Film: 3.5 out of 5 stars
Blu-ray: 2.5 out of 5 stars
Extras: 0 out of 5 stars
“Supermensch: The Legend of Shep Gordon” is a documentary about the king of the entertainment industry. It is marks the directorial debut of Mike Myers. That’s right the same Mike Myers from “Austin Powers” series and “Wayne’s World” series. I have to admit, I wasn’t familiar with Shep Gordon but this guy knows EVERYONE in the business. He has been Alice Coopers manager for over 40 years and has worked with everyone from Pink Floyd (for like 9 days) to Groucho Marx to Jimi Hendrix to Emeril Lagasse. In terms of documentary, this one really interested me and was definitely worth checking out if you are in the world involved in the business.
Official Premise: In his directorial debut, Mike Myers (Austin Powers, Wayne’s World) steps behind the camera to document the remarkable career of friend and Hollywood insider—Shep Gordon. He isn’t a household name, but Gordon became a beacon in the entertainment industry after a chance run-in with Jimi Hendrix and Janis Joplin launched his career in 1968. Since then, he has managed an endless list of talent, including Alice Cooper, Blondie, Luther Vandross, and Raquel Welch. His management of Emeril Lagasse was the driving force behind the “Celebrity Chef,” concept that turned the culinary arts into the multi-billion dollar industry it is today. Capitalist, protector, hedonist, pioneer, showman, shaman…Shep, or SUPERMENSCH, is beloved by the countless stars he’s encountered. Now, Gordon’s fascinating story is told by those who know him best, his pals including Michael Douglas, Sylvester Stallone, Anne Murray, Willie Nelson, and more.

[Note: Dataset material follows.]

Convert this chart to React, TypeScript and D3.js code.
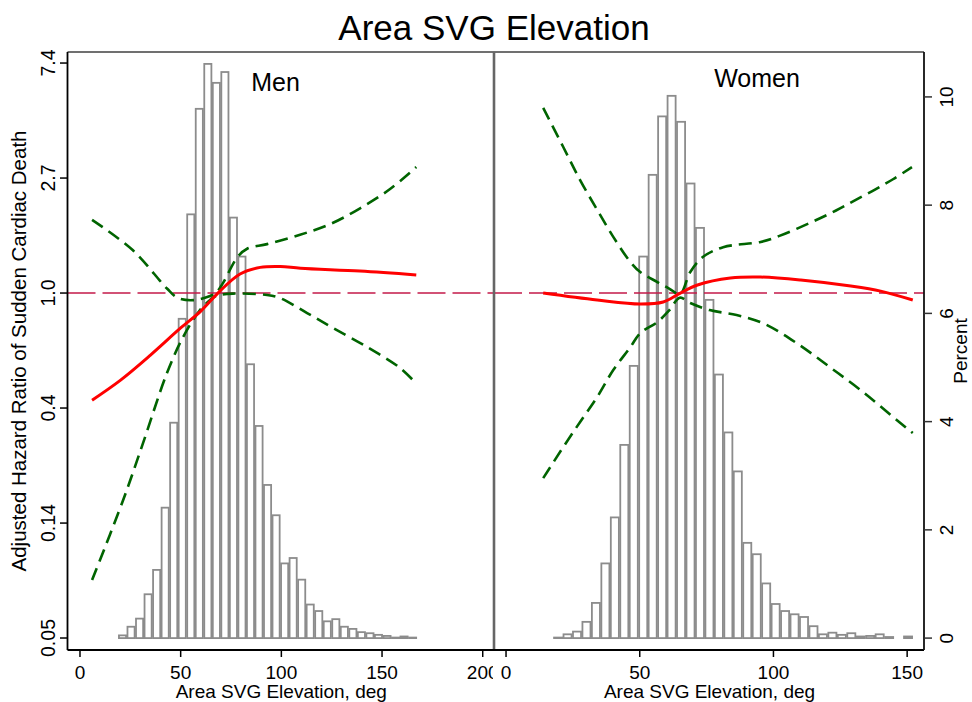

“Supermensch: The Legend of Shep Gordon” is not special at all when it comes to its Blu-ray presentation. The 1080p transfer is good but also barely decent at certain points. Since some of the content is taken from old sourced. It is not very polished but to be honest it still works since it is a documentary and I didn’t expect “Avatar”. The DTS-HD Master Audio 5.1 is a bit neglected since there isn’t much on the track besides the dialogue. There isn’t much music in the film either than the typical documentary music. In more disappointing there are zero special features on this Blu-ray. I would have loved to see a commentary track and some deleted or extended interviews included.